Tuesday, January 29, 2013

Australia: Catholic Church stole 150,000 newborns - Brisbane Times


Brisbane Times:  Pamela O'Brien faced a "friendless, soulless and penniless" existence after her precious baby Angela was stolen from her and forcibly adopted out. Pam was one of about 150,000 unwed mothers who had their babies taken against their will at the hands of churches, hospitals and adoption agencies between the 1950s and 1970s.

A Senate committee which investigated the Commonwealth government's involvement in past forced adoption practices tabled its report in the upper house on Wednesday and made 20 recommendations. But its central recommendation is that Australian governments formally apologise to mothers and children who were victims of past forced adoption practices.
Australian Greens senator Rachel Siewert, who chaired the inquiry, broke down as she tabled the report which took 18 months to assemble from hours of testimony. "It is undoubted that past policies and practices have caused great harm and hurt to mothers, fathers, adoptees and their family members," she told the chamber.

"It is time for governments and institutions involved to accept that such actions were wrong, not merely by today's standards but by the values and laws of the time."
But for Pam, 62, and her daughter Angela Barra, now 44, who both gave evidence to the senate community affairs inquiry, an apology is tokenistic and won't make up for the decades the pair lost. Pam was kicked out of home and humiliated by the shame she had brought on her family after falling pregnant at 18.

Her mother hit her across the face when she found out."She said `You piece of rubbish - you get out'," Pam told AAP at Parliament House in Canberra. "These days my mother, if she could turn the clock back, she'd cut her throat." She has foggy memories of Angela's birth at The Mater Hospital in Brisbane and believes she was heavily drugged, so her daughter could be removed. "How dare these holier than thou people in their ivory towers, think they've got the right to take peoples' children because they didn't fit the social mores of the day," she said.

Committee member and Labor senator Claire Moore said one of the most poignant moments of the inquiry was a woman telling the panel all she wanted was for her son to know she loved him and hadn't given him away. "To the people caught up in the horror of this history, we can now call it a horror and not pretend it didn't happen," Senator Moore said.

The report's other recommendations include setting up government-funded peer support groups to help victims, money for family tracing services and new birth certificates for adoptees.
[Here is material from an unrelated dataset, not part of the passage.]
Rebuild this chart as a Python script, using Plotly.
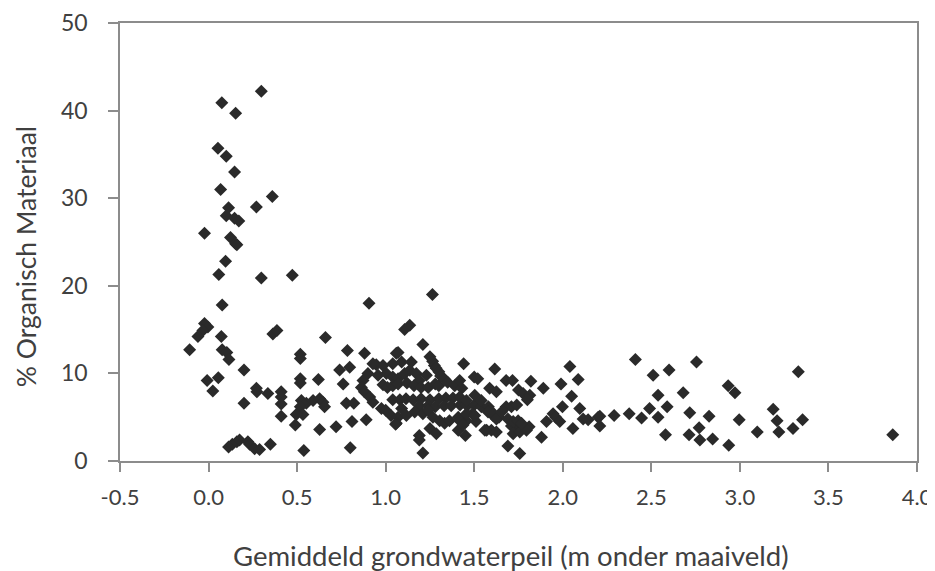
import plotly.graph_objects as go

# Gemiddeld grondwaterpeil (m onder maaiveld)
gwp = [
    0.298, 0.075, 0.153, 0.053, 0.10, 0.147, 0.068, 0.36, 0.113, 0.27, 0.10, 0.147, 0.171, -0.023,
    0.124, 0.153, 0.16, 0.096, 0.058, 0.298, 0.473, 0.077, -0.023, -0.004, -0.032, -0.06, 0.072,
    0.363, 0.386, 0.66, -0.107, 0.077, 0.103, 0.115, 0.518, 0.518, 0.20, -0.008, 0.055, 0.024,
    0.518, 0.518, 0.62, 0.27, 0.273, 0.335, 0.41, 0.41, 0.41, 0.20, 0.524, 0.552, 0.59, 0.627,
    0.646, 0.655, 0.518, 0.533, 0.495, 0.41, 0.49, 0.627, 0.72, 0.81, 0.778, 0.82, 0.89,
    0.113, 0.134, 0.16, 0.175, 0.222, 0.232, 0.26, 0.288, 0.349, 0.538, 0.80,
    0.76, 0.784, 0.881, 0.74, 0.797, 0.906, 0.947, 1.06,
    0.928, 0.985, 1.04, 1.09, 1.145,
    0.9, 0.872, 0.863, 0.88, 0.91, 0.928,
    0.957, 1.004, 1.04, 1.07, 1.107, 1.136, 1.173, 1.19, 1.23,
    0.985, 1.01, 1.04, 1.07, 1.12, 1.16, 1.2, 1.24, 1.28, 1.30,
    1.04, 1.08, 1.115, 1.155, 1.2, 1.25, 1.3, 1.34, 1.38,
    1.19, 1.24, 1.28, 1.33, 1.37, 1.42, 1.46, 1.5, 1.54, 1.58,
    0.976, 1.0, 1.03, 1.07, 1.09,
    1.164, 1.21, 1.24, 1.267, 1.305, 1.333, 1.36, 1.41, 1.456, 1.49, 1.51,
    1.06, 1.117, 1.25, 1.286, 1.19, 1.41, 1.45, 1.57,
    1.25, 1.265, 1.275, 1.285, 1.30, 1.31, 1.33, 1.35, 1.39, 1.43,
    1.264, 1.107, 1.136, 1.21, 1.07, 1.44, 1.616, 1.50, 1.52, 1.68, 1.716, 1.82, 1.99, 2.04,
    2.087, 2.05, 1.89, 1.587, 1.625, 1.75, 1.776, 1.814, 1.998, 2.096, 2.115, 2.143, 2.2, 2.057,
    1.945, 1.96, 1.983, 1.908, 1.88, 1.757, 1.69, 1.21, 1.19, 1.056,
    1.597, 1.625, 1.68, 1.71, 1.74, 1.587, 1.61, 1.64, 1.71, 1.74, 1.76, 1.81, 1.72, 1.757, 1.795,
    1.418, 1.418, 1.456, 1.503, 1.54, 1.80, 1.456, 1.503, 1.418, 1.437,
    1.578, 1.606, 1.625, 1.654, 1.69, 1.72, 1.748, 1.767, 1.56, 2.209, 2.209,
    2.41, 2.755, 2.60, 2.51, 3.33, 2.934, 2.972, 2.538, 2.68, 2.49, 2.538, 2.589, 2.375, 2.445,
    2.29, 2.717, 2.826, 2.996, 3.188, 3.21, 3.22, 3.354, 3.30, 2.58, 2.713, 2.77, 2.774, 2.846,
    2.937, 3.098, 3.863,
]

# % Organisch Materiaal
om = [
    42.2, 40.9, 39.7, 35.7, 34.8, 33.0, 31.0, 30.2, 28.9, 29.0, 28.0, 27.7, 27.4, 26.0,
    25.5, 24.8, 24.7, 22.8, 21.3, 20.9, 21.2, 17.8, 15.7, 15.3, 14.9, 14.2, 14.2,
    14.5, 14.9, 14.1, 12.7, 12.7, 12.4, 11.6, 12.2, 11.7, 10.4, 9.2, 9.5, 8.0,
    9.4, 8.9, 9.3, 8.3, 7.9, 7.7, 7.9, 7.3, 6.5, 6.6, 6.9, 6.6, 6.9, 7.1,
    6.7, 6.2, 6.2, 5.3, 5.3, 5.1, 4.1, 3.6, 3.9, 4.5, 6.6, 6.6, 4.7,
    1.6, 1.9, 2.2, 2.4, 2.2, 1.9, 1.4, 1.3, 1.9, 1.2, 1.5,
    8.8, 12.6, 12.3, 10.4, 10.7, 18.0, 11.0, 12.3,
    11.1, 10.9, 11.1, 11.3, 11.3,
    10.0, 9.2, 8.4, 7.9, 7.3, 6.7,
    9.8, 10.0, 9.6, 9.4, 10.0, 10.35, 10.0, 9.2, 9.8,
    8.7, 8.4, 8.6, 8.8, 8.9, 8.6, 8.4, 8.4, 8.8, 8.6,
    7.0, 7.0, 7.1, 7.0, 7.1, 7.0, 7.1, 7.2, 7.2,
    6.3, 6.3, 6.2, 6.3, 6.3, 6.4, 6.3, 6.4, 6.2, 6.2,
    6.0, 5.8, 5.2, 5.0, 6.0,
    5.6, 5.4, 5.8, 5.0, 4.6, 4.3, 4.6, 5.0, 4.6, 5.4, 4.5,
    4.3, 5.2, 3.7, 3.1, 2.9, 3.5, 2.9, 3.5,
    11.9, 11.4, 10.9, 10.6, 10.2, 9.7, 9.4, 9.0, 8.6, 8.3,
    19.0, 15.0, 15.5, 13.3, 12.4, 11.1, 10.5, 9.6, 9.4, 9.2, 9.2, 9.1, 8.8, 10.8,
    9.3, 7.4, 8.3, 8.3, 7.9, 8.1, 7.7, 7.5, 6.2, 6.0, 4.8, 4.7, 5.0, 3.7,
    5.4, 5.0, 4.5, 4.5, 2.7, 0.85, 1.7, 0.9, 2.4, 4.2,
    3.5, 3.3, 6.2, 6.2, 6.4, 5.8, 5.4, 5.0, 4.0, 4.0, 4.0, 3.9, 3.1, 3.3, 3.5,
    9.2, 7.3, 6.9, 7.5, 6.9, 7.0, 5.4, 5.2, 4.6, 4.1,
    5.6, 5.2, 4.8, 5.6, 4.8, 4.5, 4.6, 4.3, 3.5, 5.1, 4.0,
    11.6, 11.3, 10.4, 9.8, 10.2, 8.6, 7.8, 7.5, 7.8, 6.0, 5.0, 6.2, 5.4, 4.9,
    5.2, 5.5, 5.1, 4.7, 5.9, 4.6, 3.3, 4.7, 3.7, 3.0, 3.0, 3.8, 2.4, 2.5,
    1.8, 3.3, 3.0,
]

x_ticks = [-0.5, 0.0, 0.5, 1.0, 1.5, 2.0, 2.5, 3.0, 3.5, 4.0]
x_ticklabels = ["-0.5", "0.0", "0.5", "1.0", "1.5", "2.0", "2.5", "3.0", "3.5", "4.0"]
y_ticks = [0, 10, 20, 30, 40, 50]

x_title = "Gemiddeld grondwaterpeil (m onder maaiveld)"
y_title = "% Organisch Materiaal"

FONT = "Lato, Carlito, 'Open Sans', sans-serif"
TXT = "#404040"
AX = "#8c8c8c"

fig = go.Figure(
    go.Scatter(
        x=gwp, y=om, mode="markers",
        marker=dict(symbol="diamond", size=10, color="#2a2a2a", line=dict(width=0)),
        hoverinfo="x+y",
    )
)

# the page body has an 8px margin, so the figure is 8px smaller and margins compensate
fig.update_layout(
    width=927, height=563,
    margin=dict(l=112, r=18, t=15, b=110),
    paper_bgcolor="white", plot_bgcolor="white",
    showlegend=False,
    font=dict(family=FONT, color=TXT),
)

fig.update_xaxes(
    range=[-0.5, 4.0], tickvals=x_ticks, ticktext=x_ticklabels,
    showgrid=False, zeroline=False, automargin=False,
    showline=True, linecolor=AX, linewidth=1.5, mirror=True,
    ticks="outside", ticklen=9, tickcolor=AX, tickwidth=1.5,
    tickfont=dict(size=22, family=FONT, color=TXT),
    ticklabelstandoff=7,
)
fig.update_yaxes(
    range=[0, 50], tickvals=y_ticks,
    showgrid=False, zeroline=False, automargin=False,
    showline=True, linecolor=AX, linewidth=1.5, mirror=True,
    ticks="outside", ticklen=10, tickcolor=AX, tickwidth=1.5,
    tickfont=dict(size=23, family=FONT, color=TXT),
    ticklabelstandoff=16,
)

fig.add_annotation(
    text=x_title, xref="paper", yref="paper", x=0.49, y=-0.2164,
    xanchor="center", yanchor="middle", showarrow=False,
    font=dict(size=27.5, family=FONT, color=TXT),
)
fig.add_annotation(
    text=y_title, xref="paper", yref="paper", x=-0.1175, y=0.466,
    xanchor="center", yanchor="middle", textangle=-90, showarrow=False,
    font=dict(size=26.5, family=FONT, color=TXT),
)

fig.write_html("out.html")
Committee member and Labor senator Carol Brown said women had been tricked into signing adoption papers and physically shackled to hospital beds. She said the pain of women affected was "unimaginable". "Doctors, nurses and midwives showed no respect to these women. "They were taunted about their unwed status."

Catholic Health Australia, admitted being involved in past forced adoptions, and apologised to victims in July last year. Chief executive Martin Laverty encouraged other organisations to apologise and supports the recommendations. "We think they are concrete steps that can help those affected by past adoption practices move towards healing," he said. While some adoptees had abusive upbringings in their new homes Angela was happy with her adoptive Italian parents.

"I know the truth now, it's taken all this time for me to know what happened to Pam, it's taken all this time for Pam to acknowledge what happened to her," Angela says. About 100 victims of past forced adoption practices were in the Senate public gallery when the report was tabled and many cried out and clapped during the ensuring speeches.